* Directions
Leave the pictures out and retype the lines from the beginning through the line with "import pandas as pd", both ends included.

* Data lines
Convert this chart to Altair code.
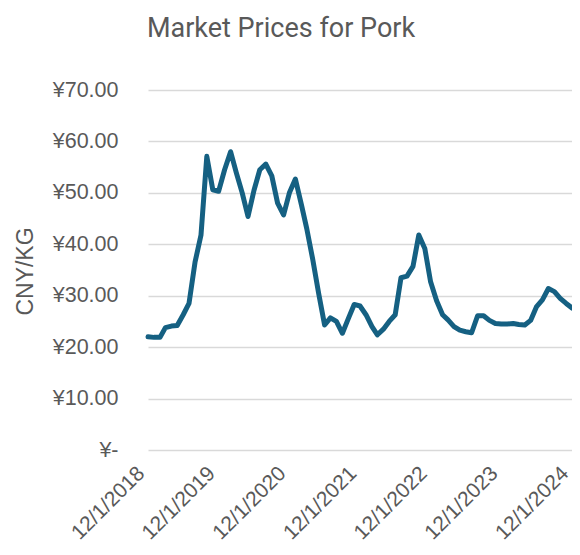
import altair as alt
import pandas as pd

start_month = "2018-12-01"
prices = [
    22.0, 21.9, 21.9, 23.8, 24.1, 24.2, 26.3, 28.5, 36.5, 41.8, 57.1, 50.6,
    50.3, 54.5, 58.0, 54.0, 50.0, 45.4, 50.5, 54.5, 55.6, 53.3, 48.0, 45.7,
    50.0, 52.7, 47.7, 43.0, 37.0, 30.5, 24.3, 25.7, 25.0, 22.7, 25.5, 28.3,
    28.0, 26.3, 24.0, 22.4, 23.5, 25.0, 26.3, 33.5, 33.8, 35.7, 41.8, 39.2,
    32.7, 29.0, 26.3, 25.3, 24.0, 23.3, 23.0, 22.8, 26.1, 26.1, 25.2, 24.6,
    24.5, 24.5, 24.6, 24.4, 24.3, 25.2, 27.9, 29.2, 31.4, 30.8, 29.5, 28.5,
    27.6,
]
tick_years = [2018, 2019, 2020, 2021, 2022, 2023, 2024]
y_ticks = [0, 10, 20, 30, 40, 50, 60, 70]

months = pd.date_range(start_month, periods=len(prices), freq="MS")
df = pd.DataFrame({"month": months.strftime("%Y-%m-%dT00:00:00"), "price": prices})

label_font = "Liberation Sans"
grey = "#595959"

chart = (
    alt.Chart(df)
    .mark_line(color="#156082", strokeWidth=5, strokeCap="round", strokeJoin="round")
    .encode(
        x=alt.X(
            "month:T",
            scale=alt.Scale(
                domain=[
                    alt.DateTime(year=tick_years[0], month=12, date=1),
                    alt.DateTime(year=tick_years[-1], month=12, date=1),
                ]
            ),
            axis=alt.Axis(
                values=[alt.DateTime(year=y, month=12, date=1) for y in tick_years],
                format="%-m/%-d/%Y",
                labelAngle=-45,
                labelAlign="right",
                labelBaseline="middle",
                labelFont=label_font,
                labelFontSize=21,
                labelColor=grey,
                labelPadding=20,
                labelOffset=-7,
                labelOverlap=False,
                labelBound=False,
                labelFlush=False,
                domain=False,
                ticks=False,
                grid=False,
                title=None,
            ),
        ),
        y=alt.Y(
            "price:Q",
            scale=alt.Scale(domain=[0, 70], nice=False, zero=True),
            axis=alt.Axis(
                values=y_ticks,
                labelExpr="datum.value == 0 ? '¥-\u00a0\u00a0' : '¥' + format(datum.value, '.2f')",
                labelFont=label_font,
                labelFontSize=21.5,
                labelColor=grey,
                labelPadding=30,
                domain=False,
                ticks=False,
                grid=True,
                gridColor="#d9d9d9",
                gridWidth=1.5,
                title="CNY/KG",
                titleFont=label_font,
                titleFontSize=23,
                titleFontWeight="normal",
                titleColor=grey,
                titleX=-123,
                titleY=181,
                titleAngle=-90,
                titleAlign="center",
                titleBaseline="middle",
            ),
        ),
    )
    .properties(
        width=424,
        height=360,
        title=alt.TitleParams(
            "Market Prices for Pork",
            font="Roboto",
            fontSize=27,
            fontWeight="normal",
            color=grey,
            anchor="middle",
            dx=-79,
            offset=36,
        ),
        autosize=alt.AutoSizeParams(type="none"),
        padding={"left": 140, "top": 82, "right": 0, "bottom": 97},
    )
    .configure_view(stroke=None)
)

chart.save("out.html", embed_options={"renderer": "svg", "actions": False})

* Task result
Convert this chart to Altair code.
import altair as alt
import pandas as pd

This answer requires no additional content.